= Do this =
Only lines holding the word "standalone" should be copied from the material.

Items listed in a dataset

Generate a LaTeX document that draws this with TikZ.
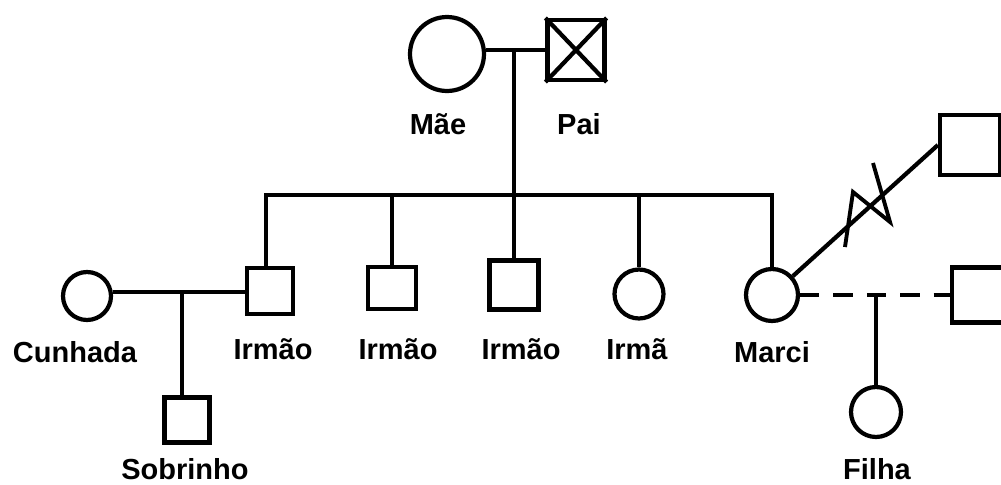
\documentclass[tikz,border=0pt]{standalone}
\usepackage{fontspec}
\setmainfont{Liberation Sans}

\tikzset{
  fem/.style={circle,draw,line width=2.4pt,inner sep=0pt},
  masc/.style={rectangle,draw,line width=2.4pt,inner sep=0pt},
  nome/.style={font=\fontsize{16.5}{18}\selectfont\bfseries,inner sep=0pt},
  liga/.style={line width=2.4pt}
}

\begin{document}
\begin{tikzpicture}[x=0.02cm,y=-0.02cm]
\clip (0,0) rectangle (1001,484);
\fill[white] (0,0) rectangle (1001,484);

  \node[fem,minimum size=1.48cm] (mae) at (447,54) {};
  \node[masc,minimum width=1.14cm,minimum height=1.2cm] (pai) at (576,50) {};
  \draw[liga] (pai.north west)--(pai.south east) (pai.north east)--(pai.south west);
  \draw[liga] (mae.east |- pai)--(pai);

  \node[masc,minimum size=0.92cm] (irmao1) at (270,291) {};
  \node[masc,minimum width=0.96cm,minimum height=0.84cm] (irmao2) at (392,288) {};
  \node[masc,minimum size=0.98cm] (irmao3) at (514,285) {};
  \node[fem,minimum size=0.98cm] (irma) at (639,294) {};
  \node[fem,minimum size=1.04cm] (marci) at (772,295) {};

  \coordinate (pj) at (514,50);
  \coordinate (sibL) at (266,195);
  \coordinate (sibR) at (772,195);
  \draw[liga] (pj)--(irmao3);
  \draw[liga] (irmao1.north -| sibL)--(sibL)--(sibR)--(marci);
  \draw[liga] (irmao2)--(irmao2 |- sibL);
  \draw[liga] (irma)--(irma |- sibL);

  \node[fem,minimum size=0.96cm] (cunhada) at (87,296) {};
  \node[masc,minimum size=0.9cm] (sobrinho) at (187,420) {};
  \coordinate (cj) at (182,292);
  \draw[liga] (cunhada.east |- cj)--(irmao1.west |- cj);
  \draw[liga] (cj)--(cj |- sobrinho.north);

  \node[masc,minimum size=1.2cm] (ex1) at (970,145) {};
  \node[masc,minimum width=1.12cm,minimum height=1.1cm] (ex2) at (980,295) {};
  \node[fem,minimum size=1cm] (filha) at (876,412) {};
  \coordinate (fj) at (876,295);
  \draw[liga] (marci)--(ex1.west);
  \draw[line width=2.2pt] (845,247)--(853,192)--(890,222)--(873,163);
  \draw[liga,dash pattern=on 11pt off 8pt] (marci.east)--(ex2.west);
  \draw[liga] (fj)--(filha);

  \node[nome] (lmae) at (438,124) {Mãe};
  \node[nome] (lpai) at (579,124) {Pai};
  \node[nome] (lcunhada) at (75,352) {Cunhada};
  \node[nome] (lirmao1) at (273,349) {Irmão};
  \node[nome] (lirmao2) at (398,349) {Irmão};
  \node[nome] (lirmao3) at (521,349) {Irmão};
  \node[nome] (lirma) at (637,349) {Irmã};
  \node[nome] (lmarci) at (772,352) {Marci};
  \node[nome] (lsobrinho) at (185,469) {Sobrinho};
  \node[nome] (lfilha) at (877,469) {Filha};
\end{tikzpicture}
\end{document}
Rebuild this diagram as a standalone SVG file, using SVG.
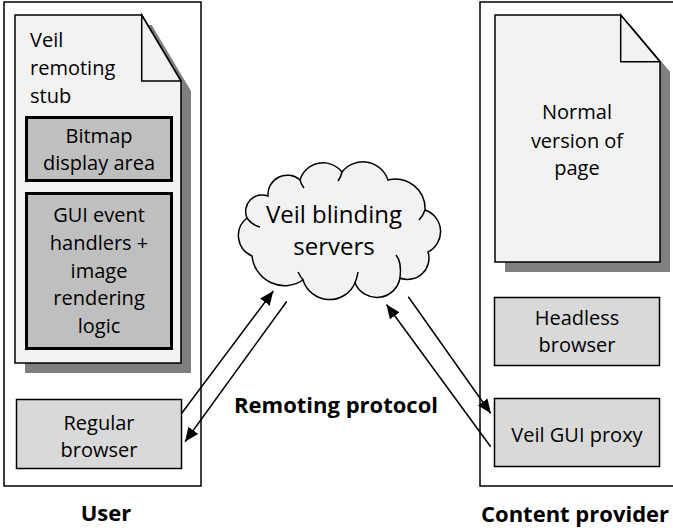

= Finished task =
\documentclass[tikz,border=0pt]{standalone}
Rebuild this diagram as a standalone SVG file, using SVG.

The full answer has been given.